Altman stated, “AI won’t replace humans. But humans who use AI will replace those who don’t.” His focus was on “agency”—moving from assistants that talk to agents that execute complex workflows over long time horizons.
7. Jensen Huang, Founder & CEO at NVIDIA
“Sovereign AI” is the new national defense.
Huang argued we are transitioning into the age of the “AI Factory,” where a country’s token generation capacity will be directly proportional to its economic prosperity.
8. Chuck Robbins, Chair & CEO at CISCO
2026 is the year of the “Agentic Reset.”
Robbins warned that companies failing to prepare their infrastructure for autonomous agents will face a “trust gap” that breaks their business model, calling it a complete “reset of the rules.”
9. Mike Krieger, Chief Product Officer at Anthropic
We are entering the phase of “Vibe Coding.”

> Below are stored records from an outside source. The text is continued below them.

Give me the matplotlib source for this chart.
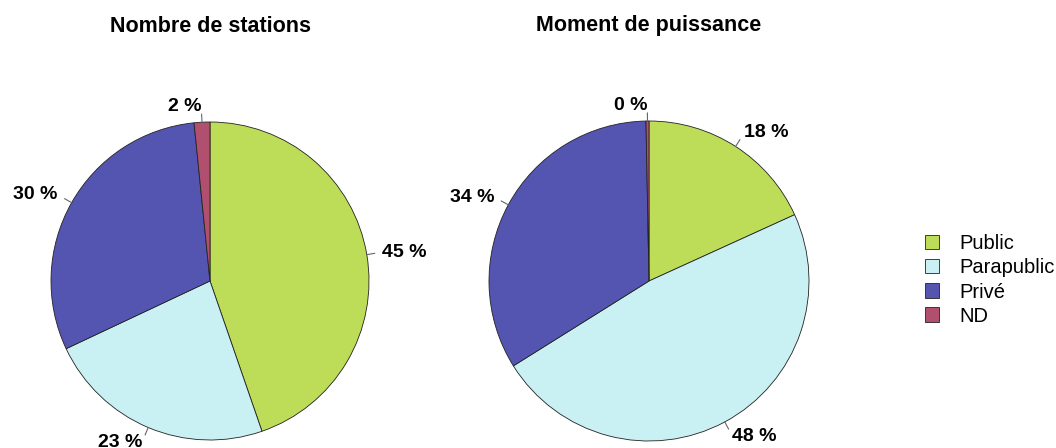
import numpy as np
import matplotlib.pyplot as plt

plt.rcParams['font.family'] = ['Liberation Sans', 'DejaVu Sans']

categories = ["Public", "Parapublic", "Privé", "ND"]
colors = ["#bddc58", "#c9f0f3", "#5455b0", "#b0506e"]

titles = ["Nombre de stations", "Moment de puissance"]
stations = [44.7, 23.3, 30.4, 1.6]
puissance = [18.2, 47.9, 33.6, 0.3]
labels_st = ["45 %", "23 %", "30 %", "2 %"]
labels_pu = ["18 %", "48 %", "34 %", "0 %"]

W, H = 1056, 448
fig = plt.figure(figsize=(W / 100, H / 100), dpi=100)


def draw_pie(cx, cy, r, values, labels, title):
    ax = fig.add_axes([(cx - r) / W, (H - cy - r) / H, 2 * r / W, 2 * r / H])
    wedges, texts = ax.pie(values, colors=colors, startangle=90, counterclock=False,
                           labels=labels, labeldistance=1.1,
                           wedgeprops=dict(edgecolor="#222222", linewidth=0.6),
                           textprops=dict(fontsize=14, fontweight="bold"))
    for w in wedges:
        a = np.deg2rad((w.theta1 + w.theta2) / 2)
        ax.plot([np.cos(a), 1.05 * np.cos(a)], [np.sin(a), 1.05 * np.sin(a)],
                color="#666666", lw=0.8, clip_on=False)
    ax.set_xlim(-1, 1)
    ax.set_ylim(-1, 1)
    ax.set_aspect("equal")
    ax.axis("off")
    fig.text(cx / W, 1 - 26 / H, title, ha="center", va="center",
             fontsize=15.5, fontweight="bold")
    return wedges


wedges = draw_pie(210, 281, 159, stations, labels_st, titles[0])
draw_pie(649, 281, 160, puissance, labels_pu, titles[1])

fig.legend(wedges, categories, loc="center left", bbox_to_anchor=(925 / W, 1 - 280 / H),
           frameon=False, fontsize=14.5, handlelength=0.7, handleheight=0.7,
           handletextpad=1.0, labelspacing=0.25, borderpad=0, borderaxespad=0)

fig.savefig("out.png", dpi=100)
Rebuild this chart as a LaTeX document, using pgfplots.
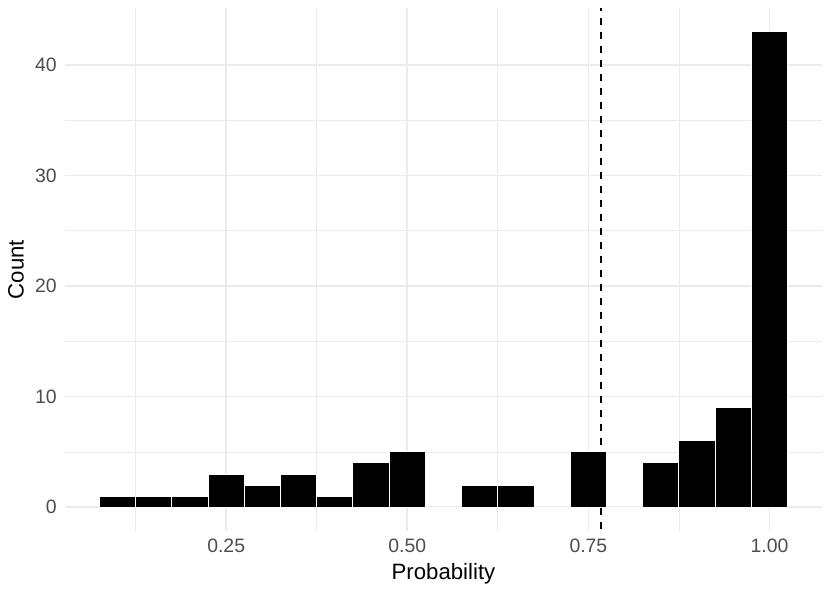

Krieger highlighted that as models become reliable, the barrier to building software dissolves. The next leap is models that can “plan agentically,” making the ability to code less important than the ability to describe a problem clearly.
10. Dylan Field, CEO at Figma
Execution stops being the moat.
Field argued that when anyone can build instantly, the real competitive advantage becomes taste. In a world of infinite generated content, knowing what not to make is more valuable than knowing how to make it.